Ever seen a rat who could play a keyboard to the melody of a Pink Floyd song? Check out the YouTube clip below and you’ll meet several rats who can do just that!
One of my professors, Jesús Rosales-Ruiz, shared this clip with me yesterday. I think it’s a fun and very creative example of rat training. These lab rats belong to a research group run by Per Holth, a behavioral researcher at a university in Norway.
How was this trained?
The rat is is an operant chamber (sometimes also called a Skinner box), a small enclosed box that is often used in basic laboratory behavioral research.
In the video, you’ll see that a light comes on above a lever. Once the rat presses that lever, the light goes off and another light comes on above a different lever. After the rat has pressed several levers, he gets a food reward. You can see this happen several times when he goes over and puts his head through the hole in the side of the box.
Most likely, the researchers started out by giving the rat a bit of food every time he pressed one lever. Then, the rat probably had to press two levers to get a bite of food and then three levers. The amount of notes the rat had to play could gradually be increased until the rat was playing enough notes of the song for it to be recognizable.

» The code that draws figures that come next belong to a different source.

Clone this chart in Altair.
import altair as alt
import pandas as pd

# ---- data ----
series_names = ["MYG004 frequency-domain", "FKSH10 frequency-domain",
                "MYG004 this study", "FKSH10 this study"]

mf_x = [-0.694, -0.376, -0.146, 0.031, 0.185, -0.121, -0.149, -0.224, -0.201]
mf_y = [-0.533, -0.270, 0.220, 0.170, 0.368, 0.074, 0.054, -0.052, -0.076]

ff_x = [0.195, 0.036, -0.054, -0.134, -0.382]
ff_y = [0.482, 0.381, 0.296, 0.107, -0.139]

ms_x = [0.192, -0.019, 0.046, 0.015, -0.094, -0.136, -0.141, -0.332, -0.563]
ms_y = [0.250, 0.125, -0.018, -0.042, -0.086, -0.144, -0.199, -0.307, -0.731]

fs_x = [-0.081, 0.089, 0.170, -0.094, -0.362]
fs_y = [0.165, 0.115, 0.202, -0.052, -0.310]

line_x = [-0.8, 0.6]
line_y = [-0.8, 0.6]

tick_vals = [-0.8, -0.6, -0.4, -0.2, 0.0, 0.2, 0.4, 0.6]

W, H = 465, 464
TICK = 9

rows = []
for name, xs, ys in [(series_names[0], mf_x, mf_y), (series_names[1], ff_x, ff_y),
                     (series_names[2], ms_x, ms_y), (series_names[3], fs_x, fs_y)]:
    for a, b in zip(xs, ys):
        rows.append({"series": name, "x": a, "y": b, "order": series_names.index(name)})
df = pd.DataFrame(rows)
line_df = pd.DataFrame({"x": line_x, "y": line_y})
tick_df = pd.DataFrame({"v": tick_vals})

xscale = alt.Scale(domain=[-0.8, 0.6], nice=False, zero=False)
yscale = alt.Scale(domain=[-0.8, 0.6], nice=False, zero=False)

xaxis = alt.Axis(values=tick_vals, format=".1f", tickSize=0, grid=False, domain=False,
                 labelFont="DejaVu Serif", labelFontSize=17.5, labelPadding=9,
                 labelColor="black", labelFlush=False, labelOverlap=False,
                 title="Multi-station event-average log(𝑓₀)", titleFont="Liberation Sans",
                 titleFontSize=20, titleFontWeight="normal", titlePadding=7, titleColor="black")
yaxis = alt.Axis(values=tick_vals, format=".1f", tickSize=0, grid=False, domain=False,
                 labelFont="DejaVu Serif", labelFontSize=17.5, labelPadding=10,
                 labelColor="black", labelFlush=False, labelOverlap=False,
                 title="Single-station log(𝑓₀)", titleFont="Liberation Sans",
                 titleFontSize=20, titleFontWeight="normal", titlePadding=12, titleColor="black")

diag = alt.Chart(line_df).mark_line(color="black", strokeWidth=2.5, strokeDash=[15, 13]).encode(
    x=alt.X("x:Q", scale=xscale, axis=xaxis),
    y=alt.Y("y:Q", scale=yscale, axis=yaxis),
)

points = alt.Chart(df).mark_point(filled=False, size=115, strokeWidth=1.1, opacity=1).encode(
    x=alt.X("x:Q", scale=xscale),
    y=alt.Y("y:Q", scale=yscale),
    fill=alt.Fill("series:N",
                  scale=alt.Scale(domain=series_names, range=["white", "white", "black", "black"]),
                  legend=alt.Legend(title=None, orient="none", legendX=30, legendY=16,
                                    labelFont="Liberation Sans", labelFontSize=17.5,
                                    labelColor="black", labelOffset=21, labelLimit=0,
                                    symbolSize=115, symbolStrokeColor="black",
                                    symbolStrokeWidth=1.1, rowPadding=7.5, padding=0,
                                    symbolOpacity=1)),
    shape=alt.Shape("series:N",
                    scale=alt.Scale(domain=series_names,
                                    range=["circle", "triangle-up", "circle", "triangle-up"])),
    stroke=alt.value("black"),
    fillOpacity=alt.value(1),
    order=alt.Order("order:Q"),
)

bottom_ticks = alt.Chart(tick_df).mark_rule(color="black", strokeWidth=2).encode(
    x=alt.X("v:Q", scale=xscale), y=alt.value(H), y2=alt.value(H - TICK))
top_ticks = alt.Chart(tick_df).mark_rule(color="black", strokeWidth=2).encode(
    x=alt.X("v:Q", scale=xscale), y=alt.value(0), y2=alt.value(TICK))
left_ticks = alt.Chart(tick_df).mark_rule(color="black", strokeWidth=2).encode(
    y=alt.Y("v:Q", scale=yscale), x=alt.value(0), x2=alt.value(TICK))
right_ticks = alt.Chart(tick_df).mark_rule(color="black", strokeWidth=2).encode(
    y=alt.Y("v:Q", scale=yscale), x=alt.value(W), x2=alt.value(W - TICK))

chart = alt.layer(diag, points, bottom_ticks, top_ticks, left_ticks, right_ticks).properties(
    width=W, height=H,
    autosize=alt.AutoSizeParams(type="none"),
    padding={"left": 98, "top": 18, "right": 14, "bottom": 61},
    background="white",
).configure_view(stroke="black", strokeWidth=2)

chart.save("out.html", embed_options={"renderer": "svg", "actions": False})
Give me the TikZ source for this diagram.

What the rat is pressing on is a set of levers in the operant chamber. In typical lab experiments, the levers are hooked up to a computer program. Based on the rat’s training history, plus other environmental cues such as lights and sounds, the rat learns to press only certain keys or sequences of keys at certain times to earn a reward. Because we can limit variability and external variables, the operant chamber is a useful device for studying basic behavioral processes related to learning, choice, and memory. However, every once in awhile, even researchers and their rats need to take a break and have some fun!